The United States and Great Britain opposed this measure at first, citing failure to prosecute the Germans after World War I as the reason. Ironically it was a Soviet jurist who developed the notion of “crimes against peace,” and even after America and Britain came around to the idea, it remained the Soviets who pushed for it with the greatest ardour.

Thus began the Nuremberg Trials and the idea of international criminal law. Had it not been for the Russians, bolstered no doubt by their rather sinister concept of the “show trial,” the Nuremberg Trials might well have never taken place. But from those trials grew the idea that nations could commit crimes just as surely as individuals. Vladimir Putin’s hero Josef Stalin (who was a war criminal himself) was all for it.

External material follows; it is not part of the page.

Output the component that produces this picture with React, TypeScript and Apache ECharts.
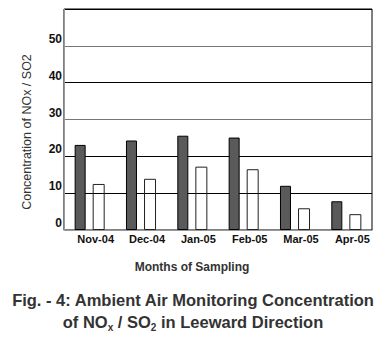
import React, { useEffect, useRef } from "react";
import * as echarts from "echarts";

const months = ["Nov-04", "Dec-04", "Jan-05", "Feb-05", "Mar-05", "Apr-05"];
const noxValues = [23.1, 24.3, 25.6, 25.1, 12.0, 7.8];
const so2Values = [12.5, 13.9, 17.2, 16.5, 5.9, 4.3];
const yTicks = [0, 10, 20, 30, 40, 50];

export default function App() {
  const ref = useRef<HTMLDivElement>(null);
  useEffect(() => {
    if (!ref.current) return;
    const chart = echarts.init(ref.current, null, { renderer: "svg" });
    chart.setOption({
      animation: false,
      backgroundColor: "#fff",
      grid: {
        left: 64,
        right: 14,
        top: 9,
        bottom: 113,
        show: true,
        borderColor: "#000",
        borderWidth: 1,
        backgroundColor: "transparent",
      },
      xAxis: {
        type: "category",
        data: months,
        axisLine: { lineStyle: { color: "#999", width: 1 } },
        axisTick: { show: false },
        axisLabel: {
          interval: 0,
          fontFamily: "'Liberation Sans', Arial, sans-serif",
          fontWeight: "bold",
          fontSize: 11,
          color: "#111",
          margin: 3,
          padding: [0, 0, 0, 12],
        },
      },
      yAxis: {
        type: "value",
        min: 0,
        max: 60,
        interval: 10,
        axisLine: { show: true, lineStyle: { color: "#999", width: 1 } },
        axisTick: { show: false },
        axisLabel: {
          fontFamily: "'Liberation Sans', Arial, sans-serif",
          fontWeight: "bold",
          fontSize: 12,
          color: "#111",
          margin: 2,
          verticalAlign: "bottom",
          padding: [0, 0, 1, 0],
          formatter: (v: number) => (yTicks.includes(v) ? String(v) : ""),
        },
        splitLine: {
          show: true,
          lineStyle: {
            color: ["#999", "#000", "#000", "#777", "#000", "#777", "#000"],
            width: 1,
          },
        },
      },
      series: [
        {
          type: "bar",
          data: noxValues,
          barWidth: 11,
          barGap: "64%",
          itemStyle: { color: "#5a5a5a", borderColor: "#000", borderWidth: 1 },
        },
        {
          type: "bar",
          data: so2Values,
          barWidth: 12,
          itemStyle: { color: "rgba(255,255,255,0)", borderColor: "#222", borderWidth: 1 },
        },
      ],
      graphic: [
        {
          type: "text",
          x: 27,
          y: 132,
          rotation: Math.PI / 2,
          style: {
            text: "Concentration of NOx / SO2",
            fontFamily: "'Liberation Sans', Arial, sans-serif",
            fontSize: 12.5,
            fill: "#333",
            align: "center",
            verticalAlign: "middle",
          },
        },
        {
          type: "text",
          x: 192,
          y: 267,
          style: {
            text: "Months of Sampling",
            fontFamily: "'Liberation Sans', Arial, sans-serif",
            fontSize: 12,
            fontWeight: "bold",
            fill: "#333",
            align: "center",
            verticalAlign: "middle",
          },
        },
        {
          type: "text",
          x: 193,
          y: 300,
          style: {
            text: "Fig. - 4: Ambient Air Monitoring Concentration",
            fontFamily: "'Liberation Sans', Arial, sans-serif",
            fontSize: 16.5,
            fontWeight: "bold",
            fill: "#333",
            align: "center",
            verticalAlign: "middle",
          },
        },
        {
          type: "text",
          x: 193,
          y: 322,
          style: {
            text: "{n|of NO}{s|x}{n| / SO}{s|2}{n| in Leeward Direction}",
            align: "center",
            verticalAlign: "middle",
            rich: {
              n: {
                fontFamily: "'Liberation Sans', Arial, sans-serif",
                fontSize: 16.5,
                fontWeight: "bold",
                fill: "#333",
                color: "#333",
                lineHeight: 20,
                verticalAlign: "middle",
              },
              s: {
                fontFamily: "'Liberation Sans', Arial, sans-serif",
                fontSize: 10,
                fontWeight: "bold",
                fill: "#333",
                color: "#333",
                lineHeight: 20,
                verticalAlign: "bottom",
                padding: [8, 0, 0, 0],
              },
            },
          },
        },
      ],
    });
    return () => chart.dispose();
  }, []);
  return <div ref={ref} style={{ width: 386, height: 343, position: "absolute", left: 0, top: 0 }} />;
}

Mr. Brown suggests that we send a message to Putin that he “cannot act with impunity, secondly we’ve got to say that those people in his inner circle are complicit, and they could be charged with crimes of conspiracy, and thirdly we’ve got to give the Ukrainian people the sense that we will continue to monitor and report and investigate and eventually prosecute these crimes.”

Brown goes on to suggest that the setting up of a special tribunal to prosecute Putin and his gang should be expedited immediately. He has spoken with members of the Ukrainian government and they are all for it. Support for Brown’s idea among the embattled Ukrainians is unanimous.

“So what?” you might reasonably ask. The teeth of the measure are to be found in the implementation. Once declared guilty, Putin and any of his inner circle can and will be arrested should they ever set foot on foreign soil. And since war crimes have no statute of limitations, for the remainder of their lives, in or out of power, Putin and his gang will forever be doomed to remain inside Russia, or any of the dwindling and increasingly unpopular nations who continue to support Russia.

G20 will therefore automatically become G19, for one thing. Putin, who loves to travel and hobnob with foreign dignitaries and attend state dinners will be shut out. Russia will officially become a rogue state, a pariah state.

I was a critic of Gordon Brown’s premiership back in the halcyon days before the virulent and vicious alt-right made anyone left of centre an automatic hero. But I must say now his idea is a good one, and it serves to make it official that the world condemns Putin and his gang. Prosecuting Putin and his cohorts sends a message to the Ukrainian people that not only is the world on their side, but we are damned well going to do something substantial about it as well. And, as ever, ladies and gentlemen, brothers and sisters, comrades and friends, stay safe.